=== Aim ===
Print out every line, exactly as written.
-- Begin --
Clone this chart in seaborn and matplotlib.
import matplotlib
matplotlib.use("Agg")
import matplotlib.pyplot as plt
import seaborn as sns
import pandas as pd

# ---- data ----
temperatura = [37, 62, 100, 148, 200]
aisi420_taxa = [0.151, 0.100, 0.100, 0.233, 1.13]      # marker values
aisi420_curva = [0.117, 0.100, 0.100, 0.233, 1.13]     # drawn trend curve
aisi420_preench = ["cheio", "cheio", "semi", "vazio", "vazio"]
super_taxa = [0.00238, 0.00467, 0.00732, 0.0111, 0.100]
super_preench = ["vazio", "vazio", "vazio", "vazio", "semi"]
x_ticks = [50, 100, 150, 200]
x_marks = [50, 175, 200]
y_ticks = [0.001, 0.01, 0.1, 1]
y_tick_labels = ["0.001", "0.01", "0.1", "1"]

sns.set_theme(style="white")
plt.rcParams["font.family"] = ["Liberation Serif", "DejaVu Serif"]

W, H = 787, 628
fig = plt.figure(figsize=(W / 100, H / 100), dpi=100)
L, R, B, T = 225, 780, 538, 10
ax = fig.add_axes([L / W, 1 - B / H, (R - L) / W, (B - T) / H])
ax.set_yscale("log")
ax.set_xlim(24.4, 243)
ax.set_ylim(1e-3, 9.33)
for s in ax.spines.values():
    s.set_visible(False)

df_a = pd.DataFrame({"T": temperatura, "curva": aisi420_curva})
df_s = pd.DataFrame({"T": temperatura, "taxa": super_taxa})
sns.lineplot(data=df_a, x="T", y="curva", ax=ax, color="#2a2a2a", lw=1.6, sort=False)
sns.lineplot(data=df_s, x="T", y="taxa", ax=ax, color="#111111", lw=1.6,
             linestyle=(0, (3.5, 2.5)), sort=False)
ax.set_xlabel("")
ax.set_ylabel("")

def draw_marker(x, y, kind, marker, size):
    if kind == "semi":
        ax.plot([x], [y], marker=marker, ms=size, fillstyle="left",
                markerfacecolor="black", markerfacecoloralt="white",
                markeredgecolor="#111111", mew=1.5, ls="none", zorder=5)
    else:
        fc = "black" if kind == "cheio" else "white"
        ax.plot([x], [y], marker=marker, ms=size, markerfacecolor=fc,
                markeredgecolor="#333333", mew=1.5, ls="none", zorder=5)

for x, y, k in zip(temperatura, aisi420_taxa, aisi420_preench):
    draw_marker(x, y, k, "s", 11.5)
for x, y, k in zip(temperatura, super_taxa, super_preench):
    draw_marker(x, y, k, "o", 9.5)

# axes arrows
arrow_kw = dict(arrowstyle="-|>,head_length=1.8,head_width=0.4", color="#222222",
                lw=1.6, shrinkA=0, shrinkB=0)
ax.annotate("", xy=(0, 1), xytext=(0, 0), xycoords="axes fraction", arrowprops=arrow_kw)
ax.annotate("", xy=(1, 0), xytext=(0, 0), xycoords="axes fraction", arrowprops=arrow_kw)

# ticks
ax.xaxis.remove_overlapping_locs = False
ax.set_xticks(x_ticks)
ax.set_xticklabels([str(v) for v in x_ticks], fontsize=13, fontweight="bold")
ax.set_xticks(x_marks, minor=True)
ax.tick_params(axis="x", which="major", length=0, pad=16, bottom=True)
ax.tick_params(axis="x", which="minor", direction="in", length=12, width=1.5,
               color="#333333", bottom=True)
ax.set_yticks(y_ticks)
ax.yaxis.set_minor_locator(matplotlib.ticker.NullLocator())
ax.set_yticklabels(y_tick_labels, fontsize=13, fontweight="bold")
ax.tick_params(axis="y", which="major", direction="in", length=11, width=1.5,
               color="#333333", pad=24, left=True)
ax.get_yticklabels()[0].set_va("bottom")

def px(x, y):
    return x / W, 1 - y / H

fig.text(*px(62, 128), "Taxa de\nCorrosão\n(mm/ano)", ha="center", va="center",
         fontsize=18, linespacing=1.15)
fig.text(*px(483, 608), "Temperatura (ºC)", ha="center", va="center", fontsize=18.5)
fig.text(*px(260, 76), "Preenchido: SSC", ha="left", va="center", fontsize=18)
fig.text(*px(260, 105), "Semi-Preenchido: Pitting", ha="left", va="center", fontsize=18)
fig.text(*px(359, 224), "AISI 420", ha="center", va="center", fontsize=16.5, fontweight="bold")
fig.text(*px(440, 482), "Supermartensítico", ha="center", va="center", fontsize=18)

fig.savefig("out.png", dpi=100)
-- End --
=== Correct answer ===
Clone this chart in seaborn and matplotlib.
import matplotlib
matplotlib.use("Agg")
import matplotlib.pyplot as plt
import seaborn as sns
import pandas as pd

# ---- data ----
temperatura = [37, 62, 100, 148, 200]
aisi420_taxa = [0.151, 0.100, 0.100, 0.233, 1.13]      # marker values
aisi420_curva = [0.117, 0.100, 0.100, 0.233, 1.13]     # drawn trend curve
aisi420_preench = ["cheio", "cheio", "semi", "vazio", "vazio"]
super_taxa = [0.00238, 0.00467, 0.00732, 0.0111, 0.100]
super_preench = ["vazio", "vazio", "vazio", "vazio", "semi"]
x_ticks = [50, 100, 150, 200]
x_marks = [50, 175, 200]
y_ticks = [0.001, 0.01, 0.1, 1]
y_tick_labels = ["0.001", "0.01", "0.1", "1"]

sns.set_theme(style="white")
plt.rcParams["font.family"] = ["Liberation Serif", "DejaVu Serif"]

W, H = 787, 628
fig = plt.figure(figsize=(W / 100, H / 100), dpi=100)
L, R, B, T = 225, 780, 538, 10
ax = fig.add_axes([L / W, 1 - B / H, (R - L) / W, (B - T) / H])
ax.set_yscale("log")
ax.set_xlim(24.4, 243)
ax.set_ylim(1e-3, 9.33)
for s in ax.spines.values():
    s.set_visible(False)

df_a = pd.DataFrame({"T": temperatura, "curva": aisi420_curva})
df_s = pd.DataFrame({"T": temperatura, "taxa": super_taxa})
sns.lineplot(data=df_a, x="T", y="curva", ax=ax, color="#2a2a2a", lw=1.6, sort=False)
sns.lineplot(data=df_s, x="T", y="taxa", ax=ax, color="#111111", lw=1.6,
             linestyle=(0, (3.5, 2.5)), sort=False)
ax.set_xlabel("")
ax.set_ylabel("")

def draw_marker(x, y, kind, marker, size):
    if kind == "semi":
        ax.plot([x], [y], marker=marker, ms=size, fillstyle="left",
                markerfacecolor="black", markerfacecoloralt="white",
                markeredgecolor="#111111", mew=1.5, ls="none", zorder=5)
    else:
        fc = "black" if kind == "cheio" else "white"
        ax.plot([x], [y], marker=marker, ms=size, markerfacecolor=fc,
                markeredgecolor="#333333", mew=1.5, ls="none", zorder=5)

for x, y, k in zip(temperatura, aisi420_taxa, aisi420_preench):
    draw_marker(x, y, k, "s", 11.5)
for x, y, k in zip(temperatura, super_taxa, super_preench):
    draw_marker(x, y, k, "o", 9.5)

# axes arrows
arrow_kw = dict(arrowstyle="-|>,head_length=1.8,head_width=0.4", color="#222222",
                lw=1.6, shrinkA=0, shrinkB=0)
ax.annotate("", xy=(0, 1), xytext=(0, 0), xycoords="axes fraction", arrowprops=arrow_kw)
ax.annotate("", xy=(1, 0), xytext=(0, 0), xycoords="axes fraction", arrowprops=arrow_kw)

# ticks
ax.xaxis.remove_overlapping_locs = False
ax.set_xticks(x_ticks)
ax.set_xticklabels([str(v) for v in x_ticks], fontsize=13, fontweight="bold")
ax.set_xticks(x_marks, minor=True)
ax.tick_params(axis="x", which="major", length=0, pad=16, bottom=True)
ax.tick_params(axis="x", which="minor", direction="in", length=12, width=1.5,
               color="#333333", bottom=True)
ax.set_yticks(y_ticks)
ax.yaxis.set_minor_locator(matplotlib.ticker.NullLocator())
ax.set_yticklabels(y_tick_labels, fontsize=13, fontweight="bold")
ax.tick_params(axis="y", which="major", direction="in", length=11, width=1.5,
               color="#333333", pad=24, left=True)
ax.get_yticklabels()[0].set_va("bottom")

def px(x, y):
    return x / W, 1 - y / H

fig.text(*px(62, 128), "Taxa de\nCorrosão\n(mm/ano)", ha="center", va="center",
         fontsize=18, linespacing=1.15)
fig.text(*px(483, 608), "Temperatura (ºC)", ha="center", va="center", fontsize=18.5)
fig.text(*px(260, 76), "Preenchido: SSC", ha="left", va="center", fontsize=18)
fig.text(*px(260, 105), "Semi-Preenchido: Pitting", ha="left", va="center", fontsize=18)
fig.text(*px(359, 224), "AISI 420", ha="center", va="center", fontsize=16.5, fontweight="bold")
fig.text(*px(440, 482), "Supermartensítico", ha="center", va="center", fontsize=18)

fig.savefig("out.png", dpi=100)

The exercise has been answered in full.